Aim:
Do not copy the pictures; transcribe all other material exactly.

-=-=-

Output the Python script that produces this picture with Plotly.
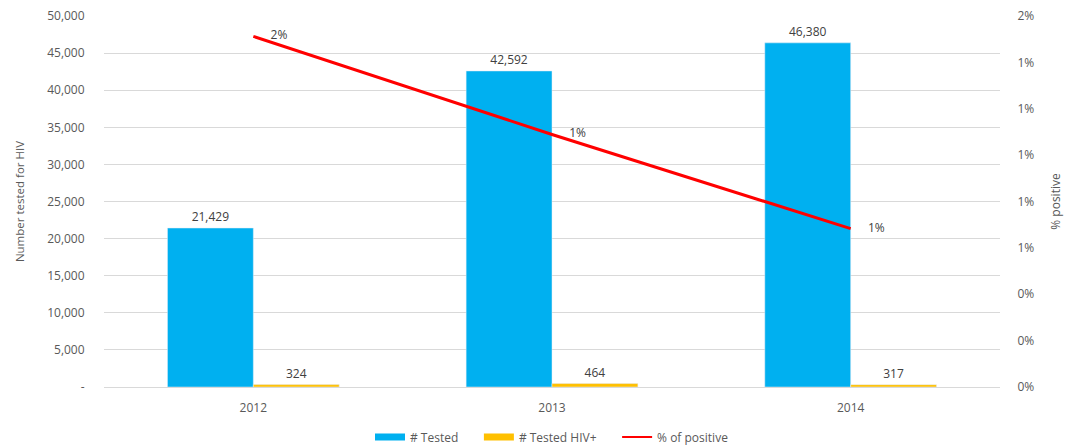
import plotly.graph_objects as go

years = ["2012", "2013", "2014"]
tested = [21429, 42592, 46380]
tested_pos = [324, 464, 317]
pct_positive = [0.01512, 0.01089, 0.00683]
pct_labels = ["2%", "1%", "1%"]

left_ticks = [0, 5000, 10000, 15000, 20000, 25000, 30000, 35000, 40000, 45000, 50000]
left_ticktext = ["-", "5,000", "10,000", "15,000", "20,000", "25,000", "30,000", "35,000", "40,000", "45,000", "50,000"]
right_ticks = [0, 0.002, 0.004, 0.006, 0.008, 0.010, 0.012, 0.014, 0.016]
right_ticktext = ["0%", "0%", "0%", "1%", "1%", "1%", "1%", "1%", "2%"]

font_main = "Open Sans, DejaVu Sans, sans-serif"
grey = "#595959"
blue = "#00b0f0"
gold = "#ffc000"
red = "#ff0000"
pad = "\u00a0" * 5

fig = go.Figure()
fig.add_trace(go.Bar(
    x=years, y=tested, name="# Tested", marker_color=blue, showlegend=False,
    text=[f"{v:,}" for v in tested], textposition="outside",
    textfont=dict(size=12, color="#404040"), cliponaxis=False,
))
fig.add_trace(go.Bar(
    x=years, y=tested_pos, name="# Tested HIV+", marker_color=gold, showlegend=False,
    text=[f"{v:,}" for v in tested_pos], textposition="outside",
    textfont=dict(size=12, color="#404040"), cliponaxis=False,
))
fig.add_trace(go.Scatter(
    x=years, y=pct_positive, name="% of positive", yaxis="y2", showlegend=False,
    mode="lines+markers+text", line=dict(color=red, width=3),
    marker=dict(size=26, opacity=0, color=red),
    text=pct_labels, textposition="middle right",
    textfont=dict(size=12, color="#404040"), cliponaxis=False,
))
# legend entries (wide swatches like the original)
fig.add_trace(go.Scatter(x=[None], y=[None], mode="lines", name="# Tested" + pad,
                         line=dict(color=blue, width=7)))
fig.add_trace(go.Scatter(x=[None], y=[None], mode="lines", name="# Tested HIV+" + pad,
                         line=dict(color=gold, width=7)))
fig.add_trace(go.Scatter(x=[None], y=[None], mode="lines", name="% of positive",
                         line=dict(color=red, width=2)))

fig.update_layout(
    width=1065, height=446,
    margin=dict(l=104, r=65, t=16, b=59, autoexpand=False),
    paper_bgcolor="white", plot_bgcolor="white",
    font=dict(family=font_main, size=12, color=grey),
    barmode="group", bargap=0.425, bargroupgap=0,
    xaxis=dict(type="category", showgrid=False, showline=False,
               ticks="outside", ticklen=10, tickcolor="rgba(0,0,0,0)",
               tickfont=dict(size=12, color=grey), automargin=False),
    yaxis=dict(range=[0, 50000], tickvals=left_ticks, ticktext=left_ticktext,
               showgrid=True, gridcolor="#d9d9d9", gridwidth=1,
               zeroline=True, zerolinecolor="#d9d9d9", zerolinewidth=1,
               ticks="outside", ticklen=16, tickcolor="rgba(0,0,0,0)",
               tickfont=dict(size=12, color=grey), automargin=False,
               title=dict(text="Number tested for HIV", font=dict(size=11.5, color=grey), standoff=20)),
    yaxis2=dict(range=[0, 0.016], tickvals=right_ticks, ticktext=right_ticktext,
                overlaying="y", side="right", showgrid=False, zeroline=False,
                ticks="outside", ticklen=14, tickcolor="rgba(0,0,0,0)",
                tickfont=dict(size=12, color=grey), automargin=False,
                title=dict(text="% positive", font=dict(size=12, color=grey), standoff=18)),
    legend=dict(orientation="h", x=0.5, xanchor="center", xref="paper",
                y=0.02, yref="container", yanchor="middle",
                font=dict(size=12, color=grey), traceorder="normal"),
    showlegend=True,
)

fig.write_html("out.html")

-=-=-

Exercise answer:
Output the Python script that produces this picture with Plotly.
import plotly.graph_objects as go

years = ["2012", "2013", "2014"]
tested = [21429, 42592, 46380]
tested_pos = [324, 464, 317]
pct_positive = [0.01512, 0.01089, 0.00683]
pct_labels = ["2%", "1%", "1%"]

left_ticks = [0, 5000, 10000, 15000, 20000, 25000, 30000, 35000, 40000, 45000, 50000]
left_ticktext = ["-", "5,000", "10,000", "15,000", "20,000", "25,000", "30,000", "35,000", "40,000", "45,000", "50,000"]
right_ticks = [0, 0.002, 0.004, 0.006, 0.008, 0.010, 0.012, 0.014, 0.016]
right_ticktext = ["0%", "0%", "0%", "1%", "1%", "1%", "1%", "1%", "2%"]

font_main = "Open Sans, DejaVu Sans, sans-serif"
grey = "#595959"
blue = "#00b0f0"
gold = "#ffc000"
red = "#ff0000"
pad = "\u00a0" * 5

fig = go.Figure()
fig.add_trace(go.Bar(
    x=years, y=tested, name="# Tested", marker_color=blue, showlegend=False,
    text=[f"{v:,}" for v in tested], textposition="outside",
    textfont=dict(size=12, color="#404040"), cliponaxis=False,
))
fig.add_trace(go.Bar(
    x=years, y=tested_pos, name="# Tested HIV+", marker_color=gold, showlegend=False,
    text=[f"{v:,}" for v in tested_pos], textposition="outside",
    textfont=dict(size=12, color="#404040"), cliponaxis=False,
))
fig.add_trace(go.Scatter(
    x=years, y=pct_positive, name="% of positive", yaxis="y2", showlegend=False,
    mode="lines+markers+text", line=dict(color=red, width=3),
    marker=dict(size=26, opacity=0, color=red),
    text=pct_labels, textposition="middle right",
    textfont=dict(size=12, color="#404040"), cliponaxis=False,
))
# legend entries (wide swatches like the original)
fig.add_trace(go.Scatter(x=[None], y=[None], mode="lines", name="# Tested" + pad,
                         line=dict(color=blue, width=7)))
fig.add_trace(go.Scatter(x=[None], y=[None], mode="lines", name="# Tested HIV+" + pad,
                         line=dict(color=gold, width=7)))
fig.add_trace(go.Scatter(x=[None], y=[None], mode="lines", name="% of positive",
                         line=dict(color=red, width=2)))

fig.update_layout(
    width=1065, height=446,
    margin=dict(l=104, r=65, t=16, b=59, autoexpand=False),
    paper_bgcolor="white", plot_bgcolor="white",
    font=dict(family=font_main, size=12, color=grey),
    barmode="group", bargap=0.425, bargroupgap=0,
    xaxis=dict(type="category", showgrid=False, showline=False,
               ticks="outside", ticklen=10, tickcolor="rgba(0,0,0,0)",
               tickfont=dict(size=12, color=grey), automargin=False),
    yaxis=dict(range=[0, 50000], tickvals=left_ticks, ticktext=left_ticktext,
               showgrid=True, gridcolor="#d9d9d9", gridwidth=1,
               zeroline=True, zerolinecolor="#d9d9d9", zerolinewidth=1,
               ticks="outside", ticklen=16, tickcolor="rgba(0,0,0,0)",
               tickfont=dict(size=12, color=grey), automargin=False,
               title=dict(text="Number tested for HIV", font=dict(size=11.5, color=grey), standoff=20)),
    yaxis2=dict(range=[0, 0.016], tickvals=right_ticks, ticktext=right_ticktext,
                overlaying="y", side="right", showgrid=False, zeroline=False,
                ticks="outside", ticklen=14, tickcolor="rgba(0,0,0,0)",
                tickfont=dict(size=12, color=grey), automargin=False,
                title=dict(text="% positive", font=dict(size=12, color=grey), standoff=18)),
    legend=dict(orientation="h", x=0.5, xanchor="center", xref="paper",
                y=0.02, yref="container", yanchor="middle",
                font=dict(size=12, color=grey), traceorder="normal"),
    showlegend=True,
)

fig.write_html("out.html")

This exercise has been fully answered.